Monday, March 5, 2012

Blessed

"Shepherd the flock of God that is among you, exercising oversight, not under compulsion, but willingly, as God would have you; not for shameful gain, but eagerly; not domineering over those in your charge, but being examples to the flock." - 1 Peter 5:2-4 (ESV)
This past week has been an extreme challenge for me. But I have also realized what an amazing blessing I have, of the opportunities God has given me. I never dreamed that at 22 years of age I would be in full-time ministry. My life was a twist of ups and downs, even attempts to run from God. And yet here I am. So here I sit, writing this, realizing the charge God has given me, and that it is not an easy one. But I also want to say thank you, to whomever is reading this.

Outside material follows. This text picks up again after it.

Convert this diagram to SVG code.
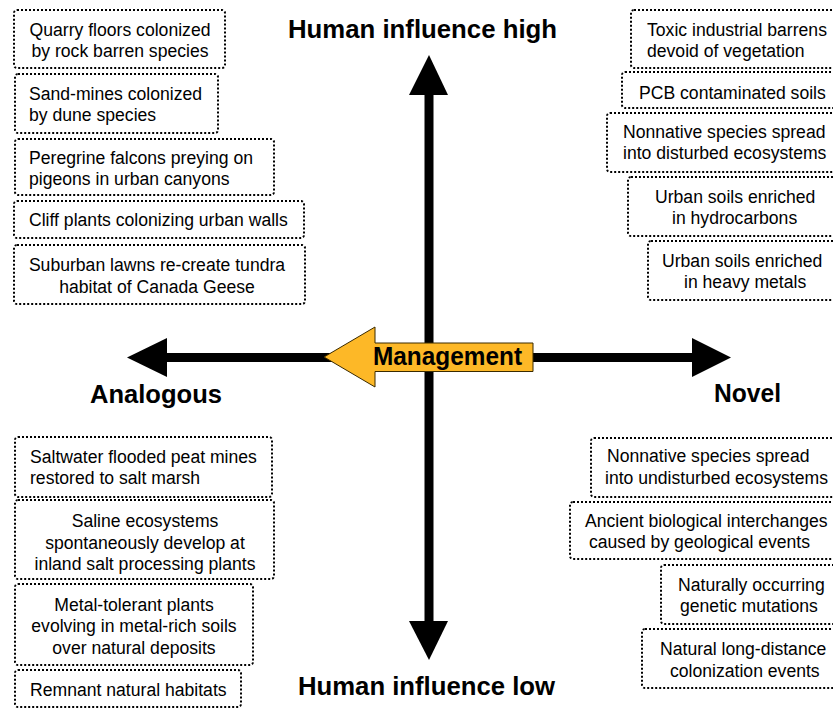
<svg xmlns="http://www.w3.org/2000/svg" width="833" height="708" viewBox="0 0 833 708">
<style>
.box{fill:#fff;stroke:#000;stroke-width:2;stroke-dasharray:2 2}
.t{font-family:"Liberation Sans",Arial,sans-serif;font-size:17.6px;fill:#000}
.m{text-anchor:middle}
.h{font-family:"Liberation Sans",Arial,sans-serif;font-weight:bold;font-size:25px;fill:#000}
.ax{stroke:#000;stroke-width:9;fill:none}
.ah{fill:#000}
</style>
<rect width="833" height="708" fill="#fff"/>
<g id="connectors">
<line class="ax" x1="160" y1="357.5" x2="700" y2="357.5"/>
<line class="ax" x1="429" y1="90" x2="429" y2="626"/>
<polygon class="ah" points="127,357.5 167,338 167,377"/>
<polygon class="ah" points="731,357.5 692,338 692,377"/>
<polygon class="ah" points="429,55 409,95 448,95"/>
<polygon class="ah" points="429,660 409,621 448,621"/>
</g>
<g id="management">
<polygon points="324,357 375,327 375,343 533,343 533,371.5 375,371.5 375,387" fill="#FDB827" stroke="#3a2a00" stroke-width="1"/>
<text class="h" x="447.5" y="365" text-anchor="middle" textLength="149" lengthAdjust="spacingAndGlyphs">Management</text>
</g>
<g id="axis-labels">
<text class="h" x="288" y="38" textLength="269" lengthAdjust="spacingAndGlyphs">Human influence high</text>
<text class="h" x="298" y="695" textLength="257" lengthAdjust="spacingAndGlyphs">Human influence low</text>
<text class="h" x="90" y="403" textLength="132" lengthAdjust="spacingAndGlyphs">Analogous</text>
<text class="h" x="714" y="402" textLength="67" lengthAdjust="spacingAndGlyphs">Novel</text>
</g>
<g id="tl1"><rect class="box" x="14" y="10" width="211" height="58" rx="3"/>
<text class="t m" x="120" y="36">Quarry floors colonized</text><text class="t m" x="120" y="57">by rock barren species</text></g>
<g id="tl2"><rect class="box" x="15" y="74" width="203" height="59" rx="3"/>
<text class="t" x="29" y="100">Sand-mines colonized</text><text class="t" x="29" y="121">by dune species</text></g>
<g id="tl3"><rect class="box" x="15" y="139" width="259" height="56" rx="3"/>
<text class="t" x="29" y="164">Peregrine falcons preying on</text><text class="t" x="29" y="185">pigeons in urban canyons</text></g>
<g id="tl4"><rect class="box" x="14" y="201" width="290" height="37" rx="3"/>
<text class="t" x="29" y="226">Cliff plants colonizing urban walls</text></g>
<g id="tl5"><rect class="box" x="14" y="245" width="291" height="59" rx="3"/>
<text class="t m" x="157" y="271">Suburban lawns re-create tundra</text><text class="t m" x="157" y="293">habitat of Canada Geese</text></g>
<g id="tr1"><rect class="box" x="631" y="10" width="210" height="58" rx="3"/>
<text class="t" x="647" y="36">Toxic industrial barrens</text><text class="t" x="647" y="57">devoid of vegetation</text></g>
<g id="tr2"><rect class="box" x="622" y="72" width="219" height="36" rx="3"/>
<text class="t" x="639" y="99">PCB contaminated soils</text></g>
<g id="tr3"><rect class="box" x="607" y="113" width="234" height="59" rx="3"/>
<text class="t" x="623" y="138">Nonnative species spread</text><text class="t" x="623" y="159">into disturbed ecosystems</text></g>
<g id="tr4"><rect class="box" x="628" y="177" width="213" height="59" rx="3"/>
<text class="t" x="655" y="203">Urban soils enriched</text><text class="t" x="672" y="224">in hydrocarbons</text></g>
<g id="tr5"><rect class="box" x="648" y="241" width="193" height="59" rx="3"/>
<text class="t" x="662" y="267">Urban soils enriched</text><text class="t" x="684" y="288">in heavy metals</text></g>
<g id="bl1"><rect class="box" x="15" y="437" width="257" height="60" rx="3"/>
<text class="t" x="30" y="463">Saltwater flooded peat mines</text><text class="t" x="30" y="484">restored to salt marsh</text></g>
<g id="bl2"><rect class="box" x="15" y="500" width="259" height="79" rx="3"/>
<text class="t m" x="145" y="527">Saline ecosystems</text><text class="t m" x="145" y="549">spontaneously develop at</text><text class="t m" x="145" y="570">inland salt processing plants</text></g>
<g id="bl3"><rect class="box" x="15" y="584" width="238" height="81" rx="3"/>
<text class="t m" x="134" y="611">Metal-tolerant plants</text><text class="t m" x="134" y="632">evolving in metal-rich soils</text><text class="t m" x="134" y="654">over natural deposits</text></g>
<g id="bl4"><rect class="box" x="15" y="670" width="226" height="37" rx="3"/>
<text class="t" x="30" y="696">Remnant natural habitats</text></g>
<g id="br1"><rect class="box" x="591" y="438" width="250" height="59" rx="3"/>
<text class="t" x="607" y="462">Nonnative species spread</text><text class="t" x="605" y="484">into undisturbed ecosystems</text></g>
<g id="br2"><rect class="box" x="570" y="502" width="271" height="57" rx="3"/>
<text class="t" x="585" y="527">Ancient biological interchanges</text><text class="t" x="589" y="548">caused by geological events</text></g>
<g id="br3"><rect class="box" x="661" y="565" width="180" height="59" rx="3"/>
<text class="t" x="678" y="591">Naturally occurring</text><text class="t" x="680" y="612">genetic mutations</text></g>
<g id="br4"><rect class="box" x="642" y="629" width="199" height="59" rx="3"/>
<text class="t" x="660" y="655">Natural long-distance</text><text class="t" x="670" y="677">colonization events</text></g>
</svg>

That you have been there to support me, and I pray you continue to support me. I cannot give any reason why God has chosen me, I so often go back to the words of Paul, knowing that "I am the worst." Yet by the grace of God, here I am. A broken vessel being used to glorify God. Thank you for allowing me to be a part of the ministry at The Chapel in North Canton. I am so blessed, and so passionate for our future, knowing God has great things in store. Amidst the crazy storms we are all facing, continue to hope in God. And know that it is a joy each day being amongst you all, that I love you dearly. And more than that, God loves you dearly. Cling to Him. Look to Him. Trust in Him. Hope in Him.